The 1990s Project: DJ Shadow’s “Endtroducing…..”

The 1990s Project: DJ Shadow’s “Endtroducing…..”

Since I waded in the shallows of Wilson Phillips and Michael Bolton for my last post in this series, I thought that for this one I’d better choose a critic’s darling: DJ Shadow, whose 1996 debut Endtroducing….. is regarded by Pitchfork as the seventh best album of the entire decade.

Except for Moonshake, DJ Shadow is the farthest thing from a household name among all the artists whose albums I’ve looked at so far. He’s a cult hero among DJs, producers, and well-informed hip-hop heads, but he spins a cerebral brand of chill-out with a notably low oomcha-oomcha factor. Endtroducing….. has been called by Guinness World Records the first album ever constructed entirely from samples, making Girl Talk a direct, albeit much rowdier, heir.

Unless you become a DJ or conceive a child to it, Entroducing….. is not an album that’s going to change your life. Its tracks trip along the spectrum from funky (“Changeling/Transmission 1”) to poignant (“Mutual Slump”) to tedious (“Why Hip Hop Sucks in ’96”) without ever making you want to stop what you’re doing and turn it up. To really appreciate the historic significance of this collection, you’d have to have been much more attuned to cutting-edge music in 1996 than I was.

Whether or not this is an album you fall in love with, it’s worth knowing and appreciating as an important stepping-stone on the path to the musical world in which we now live, where samplers and mixers are standard tools in the arsenal of musicians across a widening range of styles. Pitchfork’s Nick Sylvester notes that sampling has always been central to hip-hop, but with Endtroducing…., Shadow demonstrated that the practice could transcend genre.

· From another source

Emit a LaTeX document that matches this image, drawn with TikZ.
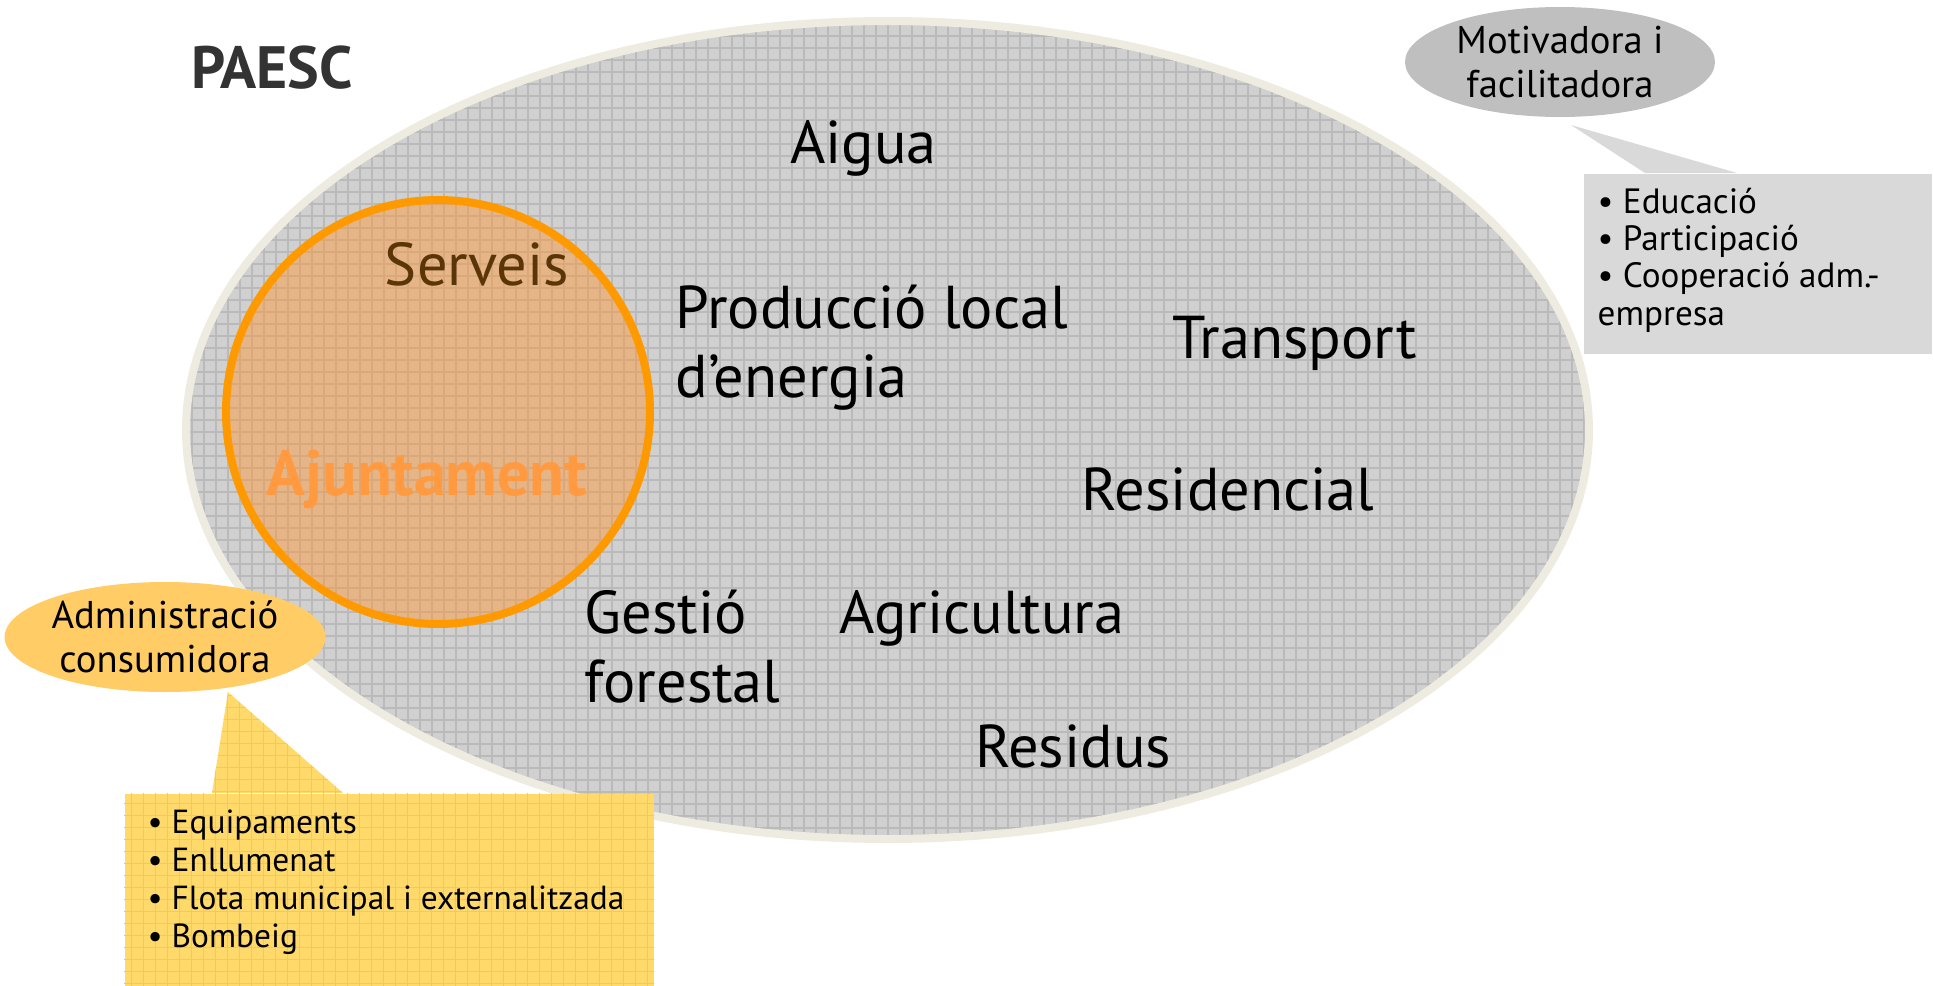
\documentclass[tikz,border=0pt]{standalone}
\usepackage{fontspec}
\setmainfont{PT Sans}
\usetikzlibrary{shapes.geometric}

\definecolor{paescgray}{HTML}{D0D0D0}
\definecolor{paescgrid}{HTML}{BABABA}
\definecolor{paescrim}{HTML}{EEECE1}
\definecolor{ajorange}{HTML}{FF9900}
\definecolor{ajfill}{HTML}{FF9630}
\definecolor{ajtext}{HTML}{FF9A40}
\definecolor{serveisbrown}{HTML}{5A3508}
\definecolor{motivfill}{HTML}{BFBFBF}
\definecolor{motivboxfill}{HTML}{D9D9D9}
\definecolor{consumfill}{HTML}{FFCC66}
\definecolor{consumboxfill}{HTML}{FFDA6A}
\definecolor{consumgrid}{HTML}{F8C850}

\tikzset{
    sector/.style={font=\fontsize{17.2}{19.6}\selectfont, inner sep=0pt, align=left},
    bubble/.style={ellipse, minimum width=31mm, minimum height=11mm, inner sep=0pt, align=center, font=\fontsize{11}{12.5}\selectfont},
    bulletlist/.style={font=\fontsize{9.5}{10.8}\selectfont, inner sep=0pt, align=left},
}

\begin{document}
\begin{tikzpicture}[x=0.1mm, y=-0.1mm]
    \useasboundingbox (0,0) rectangle (1934,986);

    % PAESC ellipse
    \fill[paescgray] (887.5,430) ellipse (70.15mm and 40.9mm);
    \begin{scope}
        \clip (887.5,430) ellipse (70.15mm and 40.9mm);
        \draw[paescgrid, line width=0.12mm, step=1.2mm] (180,10) grid (1600,850);
    \end{scope}
    \draw[paescrim, line width=0.8mm] (887.5,430) ellipse (70.15mm and 40.9mm);

    % Ajuntament
    \draw[ajorange, line width=0.8mm, fill=ajfill, fill opacity=0.45] (438,412) circle (21.2mm);
    \node[sector, anchor=base, text=serveisbrown] (serveis) at (477,285) {Serveis};
    \node[sector, anchor=base, text=ajtext, font=\fontsize{18.2}{19.6}\selectfont\bfseries] (ajuntament) at (427,495) {Ajuntament};

    \node[sector, anchor=base, text=black!80, font=\fontsize{17}{19.6}\selectfont\bfseries] (paesc) at (272,88) {PAESC};
    \node[sector, anchor=base] (aigua) at (863.5,163) {Aigua};
    \node[sector, anchor=base west] (produccio) at (675,397) {Producció local\\d’energia};
    \node[sector, anchor=base] (transport) at (1294.5,358) {Transport};
    \node[sector, anchor=base] (residencial) at (1228,510) {Residencial};
    \node[sector, anchor=base west] (gestio) at (584,702) {Gestió\\forestal};
    \node[sector, anchor=base] (agricultura) at (982,633) {Agricultura};
    \node[sector, anchor=base] (residus) at (1073,767) {Residus};

    % motivadora callout
    \node[fill=motivboxfill, minimum width=34.8mm, minimum height=18mm, inner sep=0pt, anchor=north west] (motivbox) at (1583,173) {};
    \coordinate (motivtip) at (1571,125);
    \fill[motivboxfill] (motivtip) -- ([xshift=6.2mm]motivbox.north west) -- ([xshift=15.4mm]motivbox.north west) -- cycle;
    \node[bubble, fill=motivfill] (motiv) at (1560,62) {Motivadora i\\facilitadora};
    \node[bulletlist, font=\fontsize{10}{10.6}\selectfont, anchor=base west] (motivlist) at (1597,325) {• Educació\\• Participació\\• Cooperació adm.-\\empresa};

    % consumidora callout
    \node[fill=consumboxfill, minimum width=52.9mm, minimum height=19.3mm, inner sep=0pt, anchor=north west] (consumbox) at (124,793) {};
    \coordinate (consumtip) at (228,692);
    \fill[consumboxfill] (consumtip) -- ([xshift=8.8mm]consumbox.north west) -- ([xshift=21.9mm]consumbox.north west) -- cycle;
    \begin{scope}
        \clip (consumtip) -- ([xshift=8.8mm]consumbox.north west) -- ([xshift=21.9mm]consumbox.north west) -- cycle
              (consumbox.north west) rectangle (consumbox.south east);
        \draw[consumgrid, line width=0.1mm, step=1.2mm] (100,680) grid (660,990);
    \end{scope}
    \node[bubble, fill=consumfill] (consum) at (165,637) {Administració\\consumidora};
    \node[bulletlist, anchor=base west] (consumlist) at (147,947) {• Equipaments\\• Enllumenat\\• Flota municipal i externalitzada\\• Bombeig};
\end{tikzpicture}
\end{document}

Go to see an average indie rock band in 2011, and they might well look and sound a lot like an indie band from 1971, or 1981, or 1991, or 2001—except that there’s probably a MacBook and mixer propped up somewhere. An increasing number of artists perform live with nothing but MacBooks and mixers. Maybe the reason Endtroducing….. sounds so unassuming today is that the artist’s craft has become, like his namesake, so common that you don’t even notice it any more.

Jay Gabler

The 1990s Project is my attempt to give the decade’s music a fair shot at disproving my offhand assessment that the 90s were the armpit of modern musical history. The project started on my Tumblr, and has now moved to The Tangential. My goal is to visit, or revisit, 100 of the decade’s most acclaimed, popular, and/or interesting albums. Here are the albums I’ve written about so far.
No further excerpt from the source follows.